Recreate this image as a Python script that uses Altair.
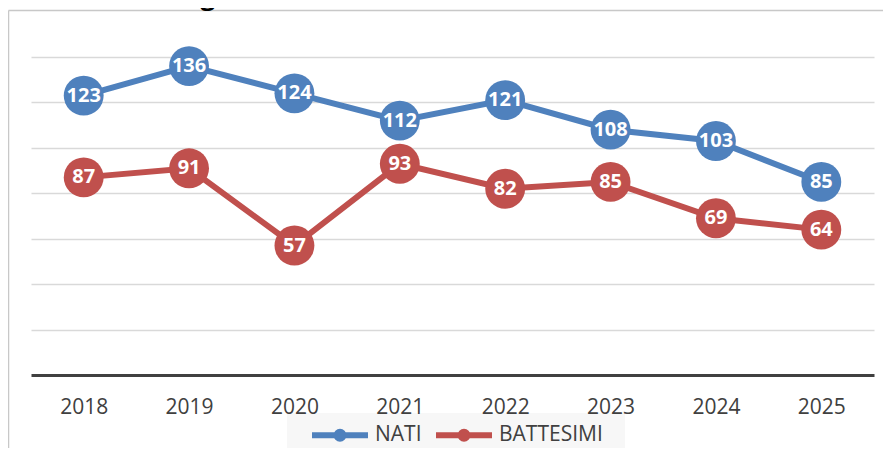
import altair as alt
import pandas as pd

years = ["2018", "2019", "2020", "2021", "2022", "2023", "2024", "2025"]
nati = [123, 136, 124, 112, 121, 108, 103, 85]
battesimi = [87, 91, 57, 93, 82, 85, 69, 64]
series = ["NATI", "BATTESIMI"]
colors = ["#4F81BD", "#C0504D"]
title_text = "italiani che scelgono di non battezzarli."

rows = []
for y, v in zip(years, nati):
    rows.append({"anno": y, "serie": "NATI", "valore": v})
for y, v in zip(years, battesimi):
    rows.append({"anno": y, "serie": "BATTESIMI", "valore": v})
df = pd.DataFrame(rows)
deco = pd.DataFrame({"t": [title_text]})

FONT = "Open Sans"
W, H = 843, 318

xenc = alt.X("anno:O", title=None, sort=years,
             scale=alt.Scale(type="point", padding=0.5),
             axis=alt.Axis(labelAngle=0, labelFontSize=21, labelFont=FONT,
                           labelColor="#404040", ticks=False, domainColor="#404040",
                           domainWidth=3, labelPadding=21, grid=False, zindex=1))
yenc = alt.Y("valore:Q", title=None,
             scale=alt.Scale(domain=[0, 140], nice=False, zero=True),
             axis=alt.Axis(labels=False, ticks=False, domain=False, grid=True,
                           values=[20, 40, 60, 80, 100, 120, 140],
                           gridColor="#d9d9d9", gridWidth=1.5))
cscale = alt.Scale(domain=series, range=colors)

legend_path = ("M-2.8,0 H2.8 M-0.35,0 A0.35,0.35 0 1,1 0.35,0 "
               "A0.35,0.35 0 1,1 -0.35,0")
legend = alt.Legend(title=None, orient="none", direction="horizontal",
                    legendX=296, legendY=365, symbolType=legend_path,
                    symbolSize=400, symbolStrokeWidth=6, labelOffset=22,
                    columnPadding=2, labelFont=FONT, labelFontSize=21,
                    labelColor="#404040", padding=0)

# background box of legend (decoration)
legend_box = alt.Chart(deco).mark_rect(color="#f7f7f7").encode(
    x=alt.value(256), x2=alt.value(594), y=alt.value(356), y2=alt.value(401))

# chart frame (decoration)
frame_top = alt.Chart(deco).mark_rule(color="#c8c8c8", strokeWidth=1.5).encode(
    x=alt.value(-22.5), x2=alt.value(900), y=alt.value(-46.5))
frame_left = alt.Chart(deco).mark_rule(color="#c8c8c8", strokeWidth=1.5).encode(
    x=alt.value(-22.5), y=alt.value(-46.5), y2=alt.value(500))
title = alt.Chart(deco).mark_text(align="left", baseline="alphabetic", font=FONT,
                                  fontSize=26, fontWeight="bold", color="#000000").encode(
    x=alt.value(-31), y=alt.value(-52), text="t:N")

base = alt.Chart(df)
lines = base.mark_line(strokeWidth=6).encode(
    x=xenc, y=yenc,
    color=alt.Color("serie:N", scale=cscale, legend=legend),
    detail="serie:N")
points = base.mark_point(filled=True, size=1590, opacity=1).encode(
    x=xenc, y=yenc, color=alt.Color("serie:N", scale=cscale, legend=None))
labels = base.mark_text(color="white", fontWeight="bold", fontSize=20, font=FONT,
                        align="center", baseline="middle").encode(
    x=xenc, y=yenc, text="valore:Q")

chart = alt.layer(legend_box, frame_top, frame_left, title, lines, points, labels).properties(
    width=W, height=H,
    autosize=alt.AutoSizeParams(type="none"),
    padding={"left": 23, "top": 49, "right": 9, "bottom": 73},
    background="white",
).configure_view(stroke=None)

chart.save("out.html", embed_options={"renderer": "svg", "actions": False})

▬▬▬▬▬▬▬▬▬▬

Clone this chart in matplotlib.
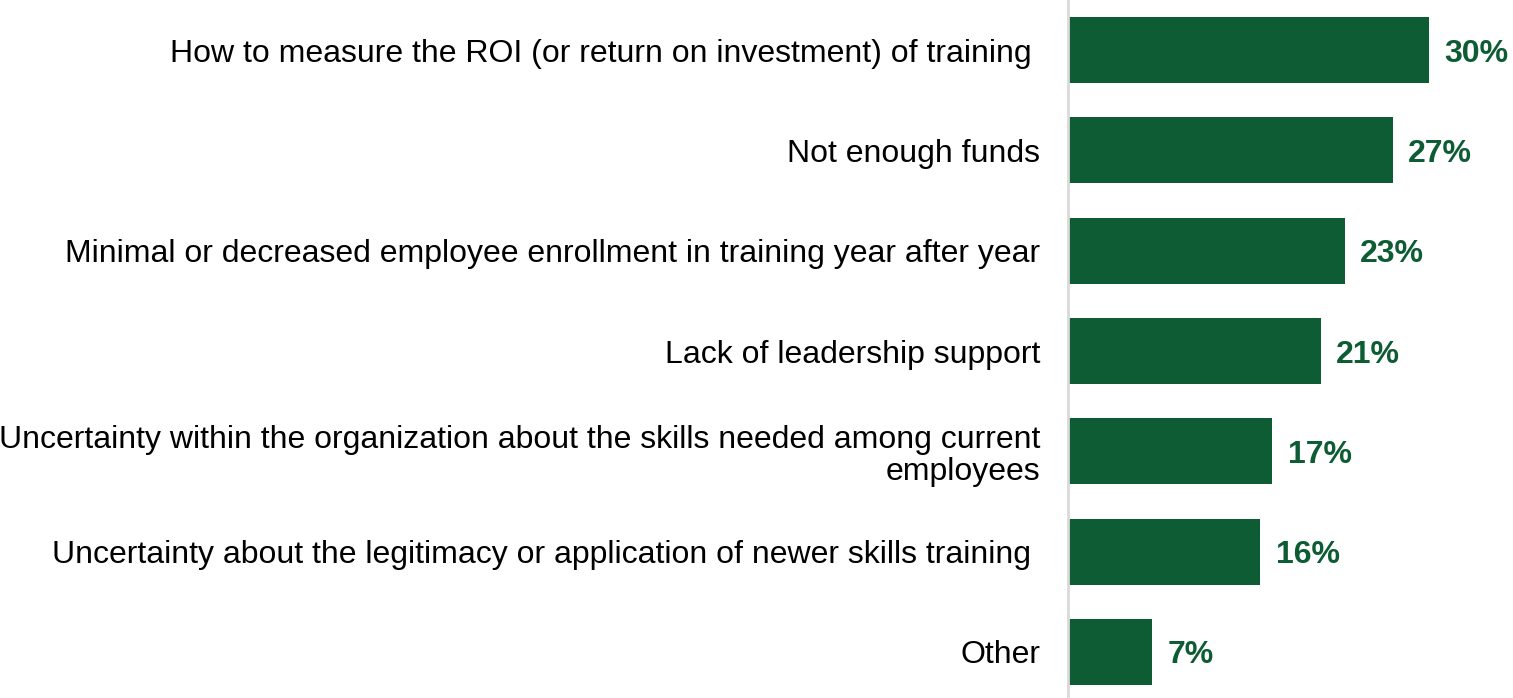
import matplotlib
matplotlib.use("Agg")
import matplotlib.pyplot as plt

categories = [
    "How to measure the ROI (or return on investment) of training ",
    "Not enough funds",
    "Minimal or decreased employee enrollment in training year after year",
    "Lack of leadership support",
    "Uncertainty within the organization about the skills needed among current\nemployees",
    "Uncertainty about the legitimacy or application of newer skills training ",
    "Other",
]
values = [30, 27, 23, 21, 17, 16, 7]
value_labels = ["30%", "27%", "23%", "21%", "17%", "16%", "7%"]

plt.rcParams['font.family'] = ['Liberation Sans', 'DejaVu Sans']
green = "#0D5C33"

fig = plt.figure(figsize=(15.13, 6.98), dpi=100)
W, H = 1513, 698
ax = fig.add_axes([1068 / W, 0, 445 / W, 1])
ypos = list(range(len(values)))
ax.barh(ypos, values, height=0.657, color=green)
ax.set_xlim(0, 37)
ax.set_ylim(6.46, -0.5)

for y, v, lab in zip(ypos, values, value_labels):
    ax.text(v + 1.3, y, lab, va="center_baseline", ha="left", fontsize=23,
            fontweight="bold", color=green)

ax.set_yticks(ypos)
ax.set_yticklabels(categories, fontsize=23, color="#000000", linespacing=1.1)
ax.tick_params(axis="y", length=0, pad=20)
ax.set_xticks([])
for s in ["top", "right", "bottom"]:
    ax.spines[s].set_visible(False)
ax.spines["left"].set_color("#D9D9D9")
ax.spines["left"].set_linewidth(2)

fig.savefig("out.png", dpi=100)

▬▬▬▬▬▬▬▬▬▬

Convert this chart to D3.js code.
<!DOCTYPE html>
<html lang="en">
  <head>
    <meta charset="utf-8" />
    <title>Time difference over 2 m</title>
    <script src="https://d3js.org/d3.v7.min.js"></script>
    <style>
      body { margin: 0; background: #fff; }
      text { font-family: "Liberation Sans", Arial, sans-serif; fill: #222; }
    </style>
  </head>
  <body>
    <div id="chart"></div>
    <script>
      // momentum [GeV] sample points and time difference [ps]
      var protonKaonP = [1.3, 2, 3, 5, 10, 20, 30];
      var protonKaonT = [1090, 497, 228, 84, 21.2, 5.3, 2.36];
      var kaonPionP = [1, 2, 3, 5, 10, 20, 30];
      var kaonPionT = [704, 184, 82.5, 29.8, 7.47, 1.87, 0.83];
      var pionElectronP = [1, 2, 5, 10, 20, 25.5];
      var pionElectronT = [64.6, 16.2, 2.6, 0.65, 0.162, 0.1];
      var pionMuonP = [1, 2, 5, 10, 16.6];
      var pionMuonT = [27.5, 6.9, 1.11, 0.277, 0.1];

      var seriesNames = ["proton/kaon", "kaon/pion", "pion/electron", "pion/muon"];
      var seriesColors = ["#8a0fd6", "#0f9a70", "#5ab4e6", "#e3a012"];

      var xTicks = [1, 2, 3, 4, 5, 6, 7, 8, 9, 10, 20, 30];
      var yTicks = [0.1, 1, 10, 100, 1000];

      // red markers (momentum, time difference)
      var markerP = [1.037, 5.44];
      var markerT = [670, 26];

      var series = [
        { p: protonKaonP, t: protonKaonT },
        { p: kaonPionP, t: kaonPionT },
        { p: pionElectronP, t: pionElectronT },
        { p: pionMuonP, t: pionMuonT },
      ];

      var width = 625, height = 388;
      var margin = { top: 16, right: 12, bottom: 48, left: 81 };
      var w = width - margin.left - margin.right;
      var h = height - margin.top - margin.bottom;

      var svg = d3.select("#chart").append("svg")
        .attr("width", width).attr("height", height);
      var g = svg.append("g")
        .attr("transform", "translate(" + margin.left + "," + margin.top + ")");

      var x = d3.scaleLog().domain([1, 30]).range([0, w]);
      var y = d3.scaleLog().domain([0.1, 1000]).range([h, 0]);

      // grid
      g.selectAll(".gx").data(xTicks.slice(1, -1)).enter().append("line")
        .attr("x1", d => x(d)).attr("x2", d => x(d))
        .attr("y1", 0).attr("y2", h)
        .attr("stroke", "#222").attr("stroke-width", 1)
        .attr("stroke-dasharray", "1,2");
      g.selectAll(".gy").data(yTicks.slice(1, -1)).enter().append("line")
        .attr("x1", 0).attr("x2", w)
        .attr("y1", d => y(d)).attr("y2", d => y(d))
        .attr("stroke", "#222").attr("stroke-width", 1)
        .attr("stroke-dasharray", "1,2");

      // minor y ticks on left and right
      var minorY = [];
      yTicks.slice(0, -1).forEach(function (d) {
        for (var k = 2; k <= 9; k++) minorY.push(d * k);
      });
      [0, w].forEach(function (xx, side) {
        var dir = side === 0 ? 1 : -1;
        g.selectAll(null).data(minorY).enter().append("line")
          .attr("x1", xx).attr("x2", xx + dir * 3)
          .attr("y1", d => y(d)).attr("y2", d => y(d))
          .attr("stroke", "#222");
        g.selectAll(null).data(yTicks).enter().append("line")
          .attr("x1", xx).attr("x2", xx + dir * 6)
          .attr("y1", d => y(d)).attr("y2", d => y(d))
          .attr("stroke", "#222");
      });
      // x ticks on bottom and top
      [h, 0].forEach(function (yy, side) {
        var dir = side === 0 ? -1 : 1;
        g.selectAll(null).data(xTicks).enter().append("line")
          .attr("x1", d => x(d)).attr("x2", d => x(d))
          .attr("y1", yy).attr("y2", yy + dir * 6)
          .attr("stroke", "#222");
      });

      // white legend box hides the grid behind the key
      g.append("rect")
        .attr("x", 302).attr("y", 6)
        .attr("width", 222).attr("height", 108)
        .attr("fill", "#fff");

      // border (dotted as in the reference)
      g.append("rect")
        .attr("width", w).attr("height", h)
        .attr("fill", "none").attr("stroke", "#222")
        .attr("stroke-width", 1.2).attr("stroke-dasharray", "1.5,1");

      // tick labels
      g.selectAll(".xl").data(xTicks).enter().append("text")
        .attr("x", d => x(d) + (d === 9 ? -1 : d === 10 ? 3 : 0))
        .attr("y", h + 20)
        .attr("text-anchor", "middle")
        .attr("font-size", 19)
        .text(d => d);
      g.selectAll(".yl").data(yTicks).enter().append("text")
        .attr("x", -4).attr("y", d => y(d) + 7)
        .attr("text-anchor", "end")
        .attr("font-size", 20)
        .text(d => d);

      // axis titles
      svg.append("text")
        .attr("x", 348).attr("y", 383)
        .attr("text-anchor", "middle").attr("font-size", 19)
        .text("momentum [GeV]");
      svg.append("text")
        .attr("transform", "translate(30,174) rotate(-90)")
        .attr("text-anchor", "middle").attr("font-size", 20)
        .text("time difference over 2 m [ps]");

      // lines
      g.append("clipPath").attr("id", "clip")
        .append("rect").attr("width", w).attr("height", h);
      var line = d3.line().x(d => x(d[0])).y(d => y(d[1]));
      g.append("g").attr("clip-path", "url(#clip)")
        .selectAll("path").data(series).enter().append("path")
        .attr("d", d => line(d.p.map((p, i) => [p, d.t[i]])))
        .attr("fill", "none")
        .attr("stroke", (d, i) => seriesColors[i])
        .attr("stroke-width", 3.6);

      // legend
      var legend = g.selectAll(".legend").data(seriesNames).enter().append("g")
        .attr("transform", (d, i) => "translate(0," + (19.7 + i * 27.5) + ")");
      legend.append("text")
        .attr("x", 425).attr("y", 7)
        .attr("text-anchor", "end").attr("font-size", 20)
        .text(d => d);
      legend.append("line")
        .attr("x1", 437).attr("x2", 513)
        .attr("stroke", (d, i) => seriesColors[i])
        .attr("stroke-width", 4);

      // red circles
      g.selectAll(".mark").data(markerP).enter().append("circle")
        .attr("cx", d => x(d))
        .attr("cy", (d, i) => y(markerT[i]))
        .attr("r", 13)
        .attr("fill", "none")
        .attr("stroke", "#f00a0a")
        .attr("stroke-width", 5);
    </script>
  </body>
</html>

▬▬▬▬▬▬▬▬▬▬

* WRITTEN INSTRUCTION:
Read through the data and copy every line where "script" shows up.

* THE REPLY:
Recreate this image as a Python script that uses Altair.
    <script src="https://d3js.org/d3.v7.min.js"></script>
    <script>
    </script>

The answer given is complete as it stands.